What you have to do: Copy exactly the lines from the start of the material through the line with "var yTicks = [0, 20, 40, 60, 80, 100, 120]". Pictures stay out of the copy.
* Begin Supplied material *
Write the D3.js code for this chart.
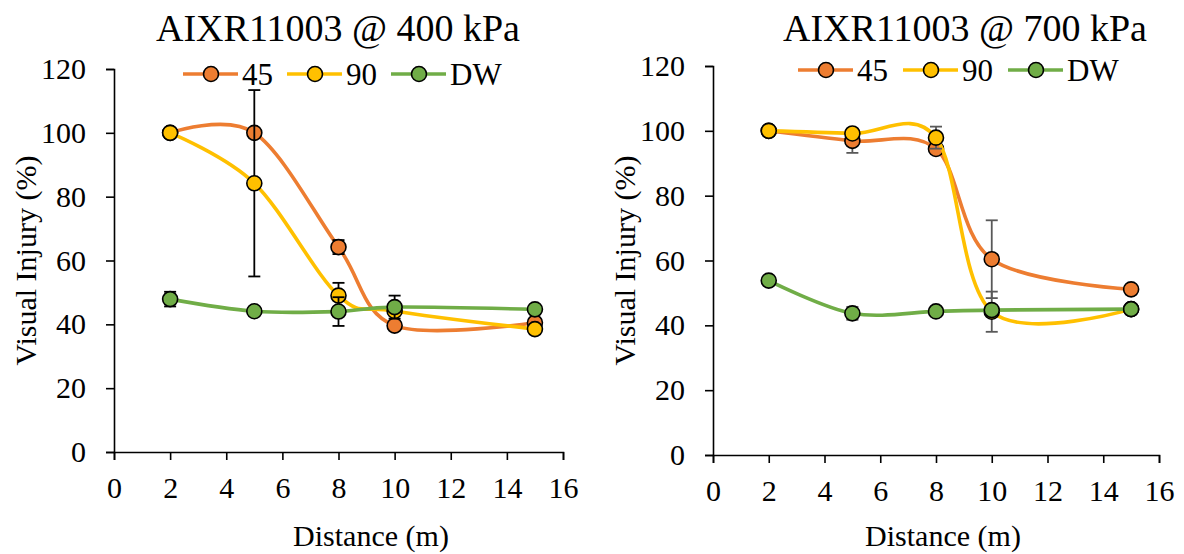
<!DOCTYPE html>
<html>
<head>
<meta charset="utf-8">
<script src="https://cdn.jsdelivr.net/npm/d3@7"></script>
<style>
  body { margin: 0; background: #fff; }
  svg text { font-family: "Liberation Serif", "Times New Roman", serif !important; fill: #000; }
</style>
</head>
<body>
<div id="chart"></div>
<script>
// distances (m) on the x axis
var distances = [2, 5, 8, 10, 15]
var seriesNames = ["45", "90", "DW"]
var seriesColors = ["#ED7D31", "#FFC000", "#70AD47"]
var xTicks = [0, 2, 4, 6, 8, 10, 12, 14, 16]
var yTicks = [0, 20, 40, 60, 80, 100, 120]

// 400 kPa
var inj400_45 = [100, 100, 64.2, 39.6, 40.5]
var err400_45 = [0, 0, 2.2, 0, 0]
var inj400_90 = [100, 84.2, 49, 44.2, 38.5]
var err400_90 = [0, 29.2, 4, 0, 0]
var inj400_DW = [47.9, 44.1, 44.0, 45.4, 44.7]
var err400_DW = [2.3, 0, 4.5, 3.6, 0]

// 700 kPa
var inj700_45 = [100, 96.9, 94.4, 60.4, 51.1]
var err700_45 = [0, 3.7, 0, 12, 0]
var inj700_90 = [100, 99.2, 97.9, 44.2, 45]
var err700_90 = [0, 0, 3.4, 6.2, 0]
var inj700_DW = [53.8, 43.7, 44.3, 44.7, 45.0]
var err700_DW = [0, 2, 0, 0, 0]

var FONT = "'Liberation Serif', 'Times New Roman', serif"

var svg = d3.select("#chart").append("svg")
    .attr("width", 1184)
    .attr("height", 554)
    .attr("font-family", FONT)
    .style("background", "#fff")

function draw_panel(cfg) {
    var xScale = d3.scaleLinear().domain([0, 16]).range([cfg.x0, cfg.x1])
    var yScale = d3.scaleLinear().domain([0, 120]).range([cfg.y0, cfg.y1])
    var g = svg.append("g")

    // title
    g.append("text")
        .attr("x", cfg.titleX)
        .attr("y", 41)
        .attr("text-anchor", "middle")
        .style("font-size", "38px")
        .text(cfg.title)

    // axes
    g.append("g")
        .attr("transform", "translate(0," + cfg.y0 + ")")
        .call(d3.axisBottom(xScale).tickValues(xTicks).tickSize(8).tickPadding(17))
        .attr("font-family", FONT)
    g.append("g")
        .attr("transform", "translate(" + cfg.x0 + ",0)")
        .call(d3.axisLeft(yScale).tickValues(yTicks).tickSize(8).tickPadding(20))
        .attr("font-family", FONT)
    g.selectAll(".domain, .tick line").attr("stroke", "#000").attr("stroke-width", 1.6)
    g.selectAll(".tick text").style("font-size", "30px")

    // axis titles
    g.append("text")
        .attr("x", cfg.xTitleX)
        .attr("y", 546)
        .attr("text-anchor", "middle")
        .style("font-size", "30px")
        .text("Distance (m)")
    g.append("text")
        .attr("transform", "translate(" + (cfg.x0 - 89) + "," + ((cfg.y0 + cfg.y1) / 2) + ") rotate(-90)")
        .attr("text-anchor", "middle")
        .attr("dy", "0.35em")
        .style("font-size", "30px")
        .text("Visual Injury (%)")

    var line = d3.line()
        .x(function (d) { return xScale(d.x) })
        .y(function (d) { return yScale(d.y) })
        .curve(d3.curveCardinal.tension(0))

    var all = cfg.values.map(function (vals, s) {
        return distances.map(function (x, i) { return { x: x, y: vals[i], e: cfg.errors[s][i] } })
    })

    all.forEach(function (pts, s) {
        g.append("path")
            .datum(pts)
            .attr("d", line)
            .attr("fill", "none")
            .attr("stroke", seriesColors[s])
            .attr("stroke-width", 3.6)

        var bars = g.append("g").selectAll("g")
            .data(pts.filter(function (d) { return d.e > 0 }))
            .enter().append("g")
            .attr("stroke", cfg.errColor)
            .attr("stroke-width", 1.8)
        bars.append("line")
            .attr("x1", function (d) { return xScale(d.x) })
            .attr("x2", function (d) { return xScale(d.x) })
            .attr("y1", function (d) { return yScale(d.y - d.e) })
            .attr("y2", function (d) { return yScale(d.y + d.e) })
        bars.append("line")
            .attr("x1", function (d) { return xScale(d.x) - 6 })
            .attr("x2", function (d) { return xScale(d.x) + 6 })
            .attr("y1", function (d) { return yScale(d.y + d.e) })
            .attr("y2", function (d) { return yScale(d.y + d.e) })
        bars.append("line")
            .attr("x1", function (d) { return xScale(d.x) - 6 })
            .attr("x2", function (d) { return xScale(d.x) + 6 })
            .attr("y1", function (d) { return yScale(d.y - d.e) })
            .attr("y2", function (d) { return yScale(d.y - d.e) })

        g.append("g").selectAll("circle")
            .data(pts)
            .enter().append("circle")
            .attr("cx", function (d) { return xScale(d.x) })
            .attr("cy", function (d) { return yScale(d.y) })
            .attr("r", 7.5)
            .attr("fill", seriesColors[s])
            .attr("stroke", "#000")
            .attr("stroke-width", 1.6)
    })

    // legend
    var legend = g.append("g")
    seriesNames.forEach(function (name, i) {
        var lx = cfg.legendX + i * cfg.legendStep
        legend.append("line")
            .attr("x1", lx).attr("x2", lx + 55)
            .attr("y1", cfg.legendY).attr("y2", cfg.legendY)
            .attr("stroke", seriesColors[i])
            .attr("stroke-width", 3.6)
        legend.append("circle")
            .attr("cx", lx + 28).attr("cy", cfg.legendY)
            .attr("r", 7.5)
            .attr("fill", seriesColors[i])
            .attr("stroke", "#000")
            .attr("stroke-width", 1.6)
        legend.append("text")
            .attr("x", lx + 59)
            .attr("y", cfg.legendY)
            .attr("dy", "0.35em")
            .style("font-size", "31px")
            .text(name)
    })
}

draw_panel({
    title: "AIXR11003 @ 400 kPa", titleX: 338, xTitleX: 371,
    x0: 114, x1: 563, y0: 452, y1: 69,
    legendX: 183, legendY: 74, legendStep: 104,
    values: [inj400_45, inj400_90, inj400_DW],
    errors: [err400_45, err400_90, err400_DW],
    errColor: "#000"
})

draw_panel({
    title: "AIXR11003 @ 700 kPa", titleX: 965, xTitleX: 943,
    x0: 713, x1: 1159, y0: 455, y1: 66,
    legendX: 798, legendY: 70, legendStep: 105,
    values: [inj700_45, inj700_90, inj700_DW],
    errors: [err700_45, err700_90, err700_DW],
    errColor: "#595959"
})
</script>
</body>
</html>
* End Supplied material *
Solution for this exercise:
Write the D3.js code for this chart.
<!DOCTYPE html>
<html>
<head>
<meta charset="utf-8">
<script src="https://cdn.jsdelivr.net/npm/d3@7"></script>
<style>
  body { margin: 0; background: #fff; }
  svg text { font-family: "Liberation Serif", "Times New Roman", serif !important; fill: #000; }
</style>
</head>
<body>
<div id="chart"></div>
<script>
// distances (m) on the x axis
var distances = [2, 5, 8, 10, 15]
var seriesNames = ["45", "90", "DW"]
var seriesColors = ["#ED7D31", "#FFC000", "#70AD47"]
var xTicks = [0, 2, 4, 6, 8, 10, 12, 14, 16]
var yTicks = [0, 20, 40, 60, 80, 100, 120]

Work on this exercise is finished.